Anyway, I ended up playing for a total of 8 hours, taking a 1 hour break to make dinner and watch the Simpsons in the common room. And it was great.
I guess sometimes you just have to take a break.
So then this morning I did the carousel interviews activities for donning in Spring 2007. It was informal and pretty good, not full-fledged fun but it wasn't a waste of time either. I know my title may suggest otherwise, but this part is excluded. I also saw Beth there, though I didn't really get to talk to her because she was helping run it and she was pretty busy. I know she's gotta stay impartial anyway.
My parents came and picked me up at about 12:30 and brought me home. I decided to finally use my free 2 month trial of Xbox live and spent a great deal of the afternoon trying out my various games online. It wasn't as cool as I thought it would be, but it's alright.
So now it's 11:30 on Saturday night and I haven't done any school work in the last two days. I have 3 midterms coming up this week, so I wanted to get ahead too. But the thing is, I don't really even regret my slacking off. Now I feel like doing some work and getting things done, whereas before I was running out of steam. I'd say my Friday and Saturday goofing off was time well wasted.
5 Comments:
Agreed!
I've also recently pared my many mistresses down to just one: Warhammer 40,000 Dawn of War Dark Crusade (In the words of Blake's mom "a mouthful, but certainly worth it").
It's absolutely enslaved my life. I don't know what to do. I've just been trying to rush through the campaign as quickly as possible to get some free time and willpower back.
Binks your comment disturbs me. Either you spent all the time to type that out differently each time or you know a resource from which you could copy and paste it.
Either way I'm scared.
Nooooo!
I must save my cattle!
I simply have a lot of affection for that game.
It's like Billy Joel and his piano in the song "Baby Grand."

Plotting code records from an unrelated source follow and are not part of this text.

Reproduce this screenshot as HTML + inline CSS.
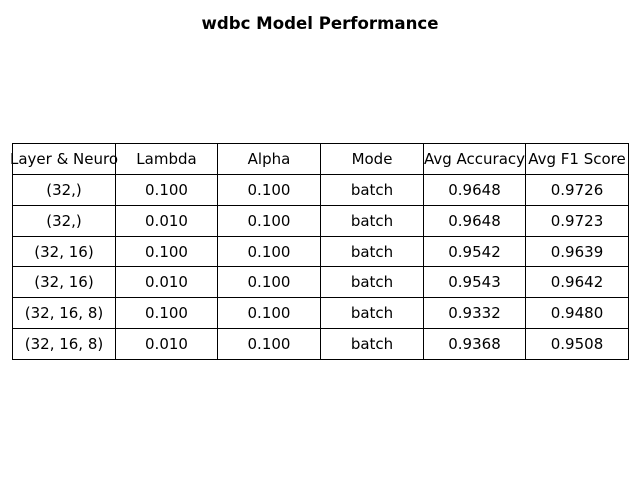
<!DOCTYPE html>
<html><head><meta charset="utf-8"><style>
body{margin:0;background:#fff;width:640px;height:480px;position:relative;overflow:hidden;font-family:"DejaVu Sans","Liberation Sans",sans-serif}
#title{position:absolute;top:14px;left:0;width:640px;text-align:center;font-weight:bold;font-size:16.6px}
.cell{position:absolute;box-sizing:border-box;border:1px solid #000;display:flex;align-items:center;justify-content:center;font-size:15px;white-space:nowrap;overflow:visible}
</style></head><body>
<div id="title">wdbc Model Performance</div>
<div id="tbl"></div>
<script>
const headers=["Layer & Neuro","Lambda","Alpha","Mode","Avg Accuracy","Avg F1 Score"];
const layers=["(32,)","(32,)","(32, 16)","(32, 16)","(32, 16, 8)","(32, 16, 8)"];
const lambdas=["0.100","0.010","0.100","0.010","0.100","0.010"];
const alphas=["0.100","0.100","0.100","0.100","0.100","0.100"];
const modes=["batch","batch","batch","batch","batch","batch"];
const accs=["0.9648","0.9648","0.9542","0.9543","0.9332","0.9368"];
const f1s=["0.9726","0.9723","0.9639","0.9642","0.9480","0.9508"];
const tbl=document.getElementById('tbl');
const L=12,T=143,W=616,H=216;
const rows=[headers];
for(let i=0;i<layers.length;i++)rows.push([layers[i],lambdas[i],alphas[i],modes[i],accs[i],f1s[i]]);
const cw=W/6,rh=H/rows.length;
rows.forEach((r,i)=>r.forEach((c,j)=>{
  const d=document.createElement('div');
  d.className='cell';
  
  
  const x0=Math.round(L+j*cw),x1=Math.round(L+(j+1)*cw),y0=Math.round(T+i*rh),y1=Math.round(T+(i+1)*rh);
  d.style.left=x0+'px';d.style.top=y0+'px';d.style.width=(x1-x0+1)+'px';d.style.height=(y1-y0+1)+'px';
  d.textContent=c;tbl.appendChild(d);
}));
</script>
</body></html>
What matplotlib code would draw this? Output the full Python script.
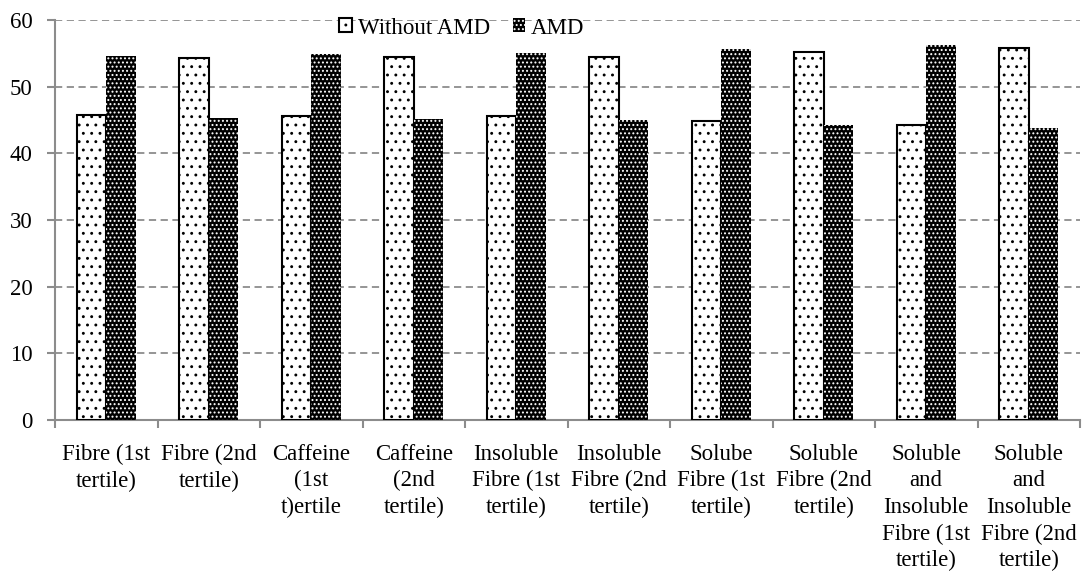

Okay, so I came over here to ask you to dance, but I'm kind of concerned. I mean, we could hit it off really well, end up having a few drinks, next thing you know you're giving me your number because I'm too shy to ask for it, I finally get up the nerve to call and we take in a movie, have some dinner, I relax, you relax, we go out a few more times, get to know each other's friends, spend a lot of time together, then finally have get past this sexual tension and really develop this intense sex life that is truly incredible, decide our relationship is solid and stable, so we move in together for a while, then a few months later get married, I get a promotion, you get a promotion, we buy a bigger house. You really want kids, but I really want freedom, but we have a kid anyway, only to find that I am resentful, the sparks start to fade and to rekindle them we have two more lovely kids, but now I work too much to keep up with the bills, have no time for you, you're stressed and stop taking really good care of yourself, so to get past our slow sex life and my declining self-confidence I turn to an outside affair for sexual gratification. You find out because I'm careless and a lousy liar, you throw me out (justifiably so) and we have to explain to the kids why mommy and daddy are splitting up. That's just too sad. Think about the children! For God's sake, if you dance with me and we hit it off, let's just keep it sexual, because we both know where it's going.